▸ THE REQUEST
Restate the data below word for word. Skip any images it contains.

▸ Charts and diagrams as code
- - - - - - -

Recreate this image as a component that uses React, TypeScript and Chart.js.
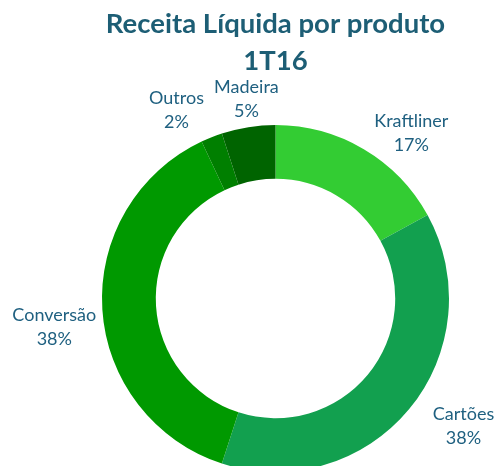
import React, { useEffect, useRef } from "react";
import { Chart, registerables } from "chart.js";

Chart.register(...registerables);

const categories = ["Kraftliner", "Cartões", "Conversão", "Outros", "Madeira"];
const shares = [17, 38, 38, 2, 5];
const shareLabels = ["17%", "38%", "38%", "2%", "5%"];
const sliceColors = ["#33CC33", "#12A04F", "#009900", "#007F00", "#006400"];
const titleLines = ["Receita Líquida por produto", "1T16"];

// label placement tweaks (degrees around the ring, pixels beyond outer edge)
const labelAngleShift = [8.8, -5.5, -3.7, -6.1, 0.7];
const labelGap = [40.5, 53.5, 49.5, 39.5, 28];

const FONT = "Lato, 'Open Sans', sans-serif";

const labelPlugin = {
  id: "outerLabels",
  afterDraw(chart: any) {
    const ctx = chart.ctx;
    const meta = chart.getDatasetMeta(0);
    ctx.save();
    ctx.fillStyle = "#1f6080";
    ctx.font = `18px ${FONT}`;
    ctx.textAlign = "center";
    ctx.textBaseline = "middle";
    meta.data.forEach((arc: any, i: number) => {
      const mid = (arc.startAngle + arc.endAngle) / 2 + (labelAngleShift[i] * Math.PI) / 180;
      const r = arc.outerRadius + labelGap[i];
      const x = arc.x + Math.cos(mid) * r;
      const y = arc.y + Math.sin(mid) * r;
      ctx.fillText(categories[i], x, y - 12);
      ctx.fillText(shareLabels[i], x, y + 12);
    });
    ctx.restore();
  },
};

export default function App() {
  const ref = useRef<HTMLCanvasElement>(null);
  useEffect(() => {
    const chart = new Chart(ref.current as HTMLCanvasElement, {
      type: "doughnut",
      data: {
        labels: categories,
        datasets: [
          {
            data: shares,
            backgroundColor: sliceColors,
            borderWidth: 0,
            radius: 173.5,
            clip: false,
          } as any,
        ],
      },
      options: {
        animation: false,
        responsive: false,
        cutout: "69%",
        layout: { padding: { left: 57, top: 0, right: 0, bottom: 0 } },
        plugins: {
          legend: { display: false },
          tooltip: { enabled: false },
          title: {
            display: true,
            text: titleLines,
            color: "#1d5e75",
            font: { family: FONT, size: 27.5, weight: "bold", lineHeight: 37 / 27.5 },
            padding: { top: 6, bottom: 51 },
          },
        },
      } as any,
      plugins: [labelPlugin],
    });
    return () => chart.destroy();
  }, []);
  return (
    <div style={{ position: "fixed", left: 0, top: 0, width: 494, height: 466, background: "#fff" }}>
      <canvas ref={ref} width={494} height={466} style={{ display: "block" }} />
    </div>
  );
}
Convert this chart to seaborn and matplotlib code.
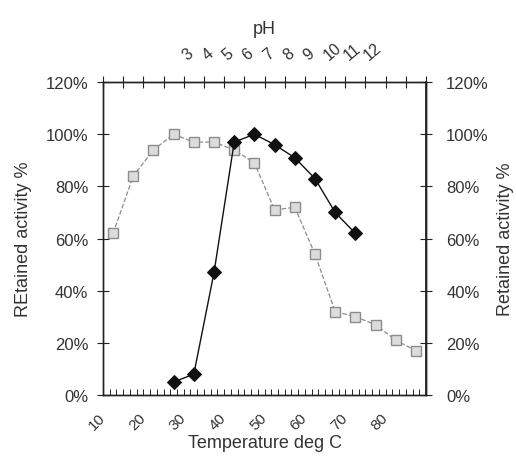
import matplotlib
matplotlib.use('Agg')
import matplotlib.pyplot as plt
import matplotlib.ticker as mticker
import matplotlib.transforms as mtransforms
import seaborn as sns

# ---- data ----
temperature = [10, 15, 20, 25, 30, 35, 40, 45, 50, 55, 60, 65, 70, 75, 80, 85]
temp_activity = [62, 84, 94, 100, 97, 97, 94, 89, 71, 72, 54, 32, 30, 27, 21, 17]
ph_values = [3, 4, 5, 6, 7, 8, 9, 10, 11, 12]
ph_activity = [5, 8, 47, 97, 100, 96, 91, 83, 70, 62]
temp_tick_labels = [10, 20, 30, 40, 50, 60, 70, 80]
ph_tick_labels = [3, 4, 5, 6, 7, 8, 9, 10, 11, 12]
activity_ticks = [0, 20, 40, 60, 80, 100, 120]

sns.set_theme(style='white')
plt.rcParams['font.family'] = ['Liberation Sans', 'DejaVu Sans']
TXT = '#333333'
AXC = '#222222'

fig = plt.figure(figsize=(5.16, 4.77), dpi=100)
ax = fig.add_axes([0.1996, 0.1698, 0.626, 0.656])
ax_top = ax.twiny()

sns.lineplot(x=temperature, y=temp_activity, ax=ax, color='#8c8c8c',
             linestyle='--', linewidth=0.9, marker='s', markersize=6.5,
             markerfacecolor='#dcdcdc', markeredgecolor='#8c8c8c',
             markeredgewidth=1.0)
sns.lineplot(x=ph_values, y=ph_activity, ax=ax_top, color='#111111',
             linewidth=1.0, marker='D', markersize=7,
             markerfacecolor='#111111', markeredgecolor='#111111')

ax.set_xlim(7.5, 87.5)
ax_top.set_xlim(-0.5, 15.5)
ax.set_ylim(0, 120)

for a in (ax, ax_top):
    for s in a.spines.values():
        s.set_visible(True)
        s.set_color(AXC)
        s.set_linewidth(1.0)

# bottom axis
ax.set_xticks(temp_tick_labels)
ax.set_xticklabels([str(t) for t in temp_tick_labels], rotation=45,
                   ha='right', rotation_mode='anchor', color=TXT)
ax.tick_params(axis='x', which='major', length=0, labelsize=11, pad=11,
               bottom=True, top=False)
ax.xaxis.set_minor_locator(mticker.MultipleLocator(5 / 3, offset=7.5 % (5 / 3)))
ax.tick_params(axis='x', which='minor', direction='in', length=4,
               width=0.7, color=AXC, bottom=True, top=False)
off = mtransforms.ScaledTranslation(-11 / 72, 0, fig.dpi_scale_trans)
for lab in ax.get_xticklabels():
    lab.set_transform(lab.get_transform() + off)
ax.set_xlabel('Temperature deg C', fontsize=13, color=TXT, labelpad=1)

# top axis (pH)
ax_top.set_xticks(ph_tick_labels)
ax_top.set_xticklabels([str(p) for p in ph_tick_labels], rotation=40,
                       ha='left', rotation_mode='anchor', color=TXT)
ax_top.tick_params(axis='x', which='major', length=0, labelsize=11.5, pad=14,
                   top=True, bottom=False)
ax_top.xaxis.set_minor_locator(mticker.MultipleLocator(1, offset=0.5))
ax_top.tick_params(axis='x', which='minor', direction='inout', length=9,
                   width=0.8, color=AXC, top=True, bottom=False)
off2 = mtransforms.ScaledTranslation(11 / 72, 0, fig.dpi_scale_trans)
for lab in ax_top.get_xticklabels():
    lab.set_transform(lab.get_transform() + off2)
ax_top.set_xlabel('pH', fontsize=13, color=TXT, labelpad=5)
ax_top.set_ylabel('')

# left y axis
ax.set_yticks(activity_ticks)
ax.yaxis.set_major_formatter(mticker.FuncFormatter(lambda v, p: f'{v:.0f}%'))
ax.tick_params(axis='y', direction='inout', length=9, width=0.8, color=AXC,
               labelsize=12, labelcolor=TXT, pad=6, left=True)
ax.set_ylabel('REtained activity %', fontsize=13, color=TXT, labelpad=10)

# right y axis
sec = ax.secondary_yaxis('right')
sec.set_yticks(activity_ticks)
sec.yaxis.set_major_formatter(mticker.FuncFormatter(lambda v, p: f'{v:.0f}%'))
sec.tick_params(axis='y', direction='inout', length=9, width=0.8, color=AXC,
                labelsize=12, labelcolor=TXT, pad=10)
sec.spines['right'].set_color(AXC)
sec.set_ylabel('Retained activity %', fontsize=13, color=TXT, labelpad=6)

fig.savefig('out.png', dpi=100, facecolor='white')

- - - - - - -

▸ RESULT FOR THIS TASK
Recreate this image as a component that uses React, TypeScript and Chart.js.
import React, { useEffect, useRef } from "react";
import { Chart, registerables } from "chart.js";

Chart.register(...registerables);

const categories = ["Kraftliner", "Cartões", "Conversão", "Outros", "Madeira"];
const shares = [17, 38, 38, 2, 5];
const shareLabels = ["17%", "38%", "38%", "2%", "5%"];
const sliceColors = ["#33CC33", "#12A04F", "#009900", "#007F00", "#006400"];
const titleLines = ["Receita Líquida por produto", "1T16"];

// label placement tweaks (degrees around the ring, pixels beyond outer edge)
const labelAngleShift = [8.8, -5.5, -3.7, -6.1, 0.7];
const labelGap = [40.5, 53.5, 49.5, 39.5, 28];

const FONT = "Lato, 'Open Sans', sans-serif";

const labelPlugin = {
  id: "outerLabels",
  afterDraw(chart: any) {
    const ctx = chart.ctx;
    const meta = chart.getDatasetMeta(0);
    ctx.save();
    ctx.fillStyle = "#1f6080";
    ctx.font = `18px ${FONT}`;
    ctx.textAlign = "center";
    ctx.textBaseline = "middle";
    meta.data.forEach((arc: any, i: number) => {
      const mid = (arc.startAngle + arc.endAngle) / 2 + (labelAngleShift[i] * Math.PI) / 180;
      const r = arc.outerRadius + labelGap[i];
      const x = arc.x + Math.cos(mid) * r;
      const y = arc.y + Math.sin(mid) * r;
      ctx.fillText(categories[i], x, y - 12);
      ctx.fillText(shareLabels[i], x, y + 12);
    });
    ctx.restore();
  },
};

export default function App() {
  const ref = useRef<HTMLCanvasElement>(null);
  useEffect(() => {
    const chart = new Chart(ref.current as HTMLCanvasElement, {
      type: "doughnut",
      data: {
        labels: categories,
        datasets: [
          {
            data: shares,
            backgroundColor: sliceColors,
            borderWidth: 0,
            radius: 173.5,
            clip: false,
          } as any,
        ],
      },
      options: {
        animation: false,
        responsive: false,
        cutout: "69%",
        layout: { padding: { left: 57, top: 0, right: 0, bottom: 0 } },
        plugins: {
          legend: { display: false },
          tooltip: { enabled: false },
          title: {
            display: true,
            text: titleLines,
            color: "#1d5e75",
            font: { family: FONT, size: 27.5, weight: "bold", lineHeight: 37 / 27.5 },
            padding: { top: 6, bottom: 51 },
          },
        },
      } as any,
      plugins: [labelPlugin],
    });
    return () => chart.destroy();
  }, []);
  return (
    <div style={{ position: "fixed", left: 0, top: 0, width: 494, height: 466, background: "#fff" }}>
      <canvas ref={ref} width={494} height={466} style={{ display: "block" }} />
    </div>
  );
}
Convert this chart to seaborn and matplotlib code.
import matplotlib
matplotlib.use('Agg')
import matplotlib.pyplot as plt
import matplotlib.ticker as mticker
import matplotlib.transforms as mtransforms
import seaborn as sns

# ---- data ----
temperature = [10, 15, 20, 25, 30, 35, 40, 45, 50, 55, 60, 65, 70, 75, 80, 85]
temp_activity = [62, 84, 94, 100, 97, 97, 94, 89, 71, 72, 54, 32, 30, 27, 21, 17]
ph_values = [3, 4, 5, 6, 7, 8, 9, 10, 11, 12]
ph_activity = [5, 8, 47, 97, 100, 96, 91, 83, 70, 62]
temp_tick_labels = [10, 20, 30, 40, 50, 60, 70, 80]
ph_tick_labels = [3, 4, 5, 6, 7, 8, 9, 10, 11, 12]
activity_ticks = [0, 20, 40, 60, 80, 100, 120]

sns.set_theme(style='white')
plt.rcParams['font.family'] = ['Liberation Sans', 'DejaVu Sans']
TXT = '#333333'
AXC = '#222222'

fig = plt.figure(figsize=(5.16, 4.77), dpi=100)
ax = fig.add_axes([0.1996, 0.1698, 0.626, 0.656])
ax_top = ax.twiny()

sns.lineplot(x=temperature, y=temp_activity, ax=ax, color='#8c8c8c',
             linestyle='--', linewidth=0.9, marker='s', markersize=6.5,
             markerfacecolor='#dcdcdc', markeredgecolor='#8c8c8c',
             markeredgewidth=1.0)
sns.lineplot(x=ph_values, y=ph_activity, ax=ax_top, color='#111111',
             linewidth=1.0, marker='D', markersize=7,
             markerfacecolor='#111111', markeredgecolor='#111111')

ax.set_xlim(7.5, 87.5)
ax_top.set_xlim(-0.5, 15.5)
ax.set_ylim(0, 120)

for a in (ax, ax_top):
    for s in a.spines.values():
        s.set_visible(True)
        s.set_color(AXC)
        s.set_linewidth(1.0)

# bottom axis
ax.set_xticks(temp_tick_labels)
ax.set_xticklabels([str(t) for t in temp_tick_labels], rotation=45,
                   ha='right', rotation_mode='anchor', color=TXT)
ax.tick_params(axis='x', which='major', length=0, labelsize=11, pad=11,
               bottom=True, top=False)
ax.xaxis.set_minor_locator(mticker.MultipleLocator(5 / 3, offset=7.5 % (5 / 3)))
ax.tick_params(axis='x', which='minor', direction='in', length=4,
               width=0.7, color=AXC, bottom=True, top=False)
off = mtransforms.ScaledTranslation(-11 / 72, 0, fig.dpi_scale_trans)
for lab in ax.get_xticklabels():
    lab.set_transform(lab.get_transform() + off)
ax.set_xlabel('Temperature deg C', fontsize=13, color=TXT, labelpad=1)

# top axis (pH)
ax_top.set_xticks(ph_tick_labels)
ax_top.set_xticklabels([str(p) for p in ph_tick_labels], rotation=40,
                       ha='left', rotation_mode='anchor', color=TXT)
ax_top.tick_params(axis='x', which='major', length=0, labelsize=11.5, pad=14,
                   top=True, bottom=False)
ax_top.xaxis.set_minor_locator(mticker.MultipleLocator(1, offset=0.5))
ax_top.tick_params(axis='x', which='minor', direction='inout', length=9,
                   width=0.8, color=AXC, top=True, bottom=False)
off2 = mtransforms.ScaledTranslation(11 / 72, 0, fig.dpi_scale_trans)
for lab in ax_top.get_xticklabels():
    lab.set_transform(lab.get_transform() + off2)
ax_top.set_xlabel('pH', fontsize=13, color=TXT, labelpad=5)
ax_top.set_ylabel('')

# left y axis
ax.set_yticks(activity_ticks)
ax.yaxis.set_major_formatter(mticker.FuncFormatter(lambda v, p: f'{v:.0f}%'))
ax.tick_params(axis='y', direction='inout', length=9, width=0.8, color=AXC,
               labelsize=12, labelcolor=TXT, pad=6, left=True)
ax.set_ylabel('REtained activity %', fontsize=13, color=TXT, labelpad=10)

# right y axis
sec = ax.secondary_yaxis('right')
sec.set_yticks(activity_ticks)
sec.yaxis.set_major_formatter(mticker.FuncFormatter(lambda v, p: f'{v:.0f}%'))
sec.tick_params(axis='y', direction='inout', length=9, width=0.8, color=AXC,
                labelsize=12, labelcolor=TXT, pad=10)
sec.spines['right'].set_color(AXC)
sec.set_ylabel('Retained activity %', fontsize=13, color=TXT, labelpad=6)

fig.savefig('out.png', dpi=100, facecolor='white')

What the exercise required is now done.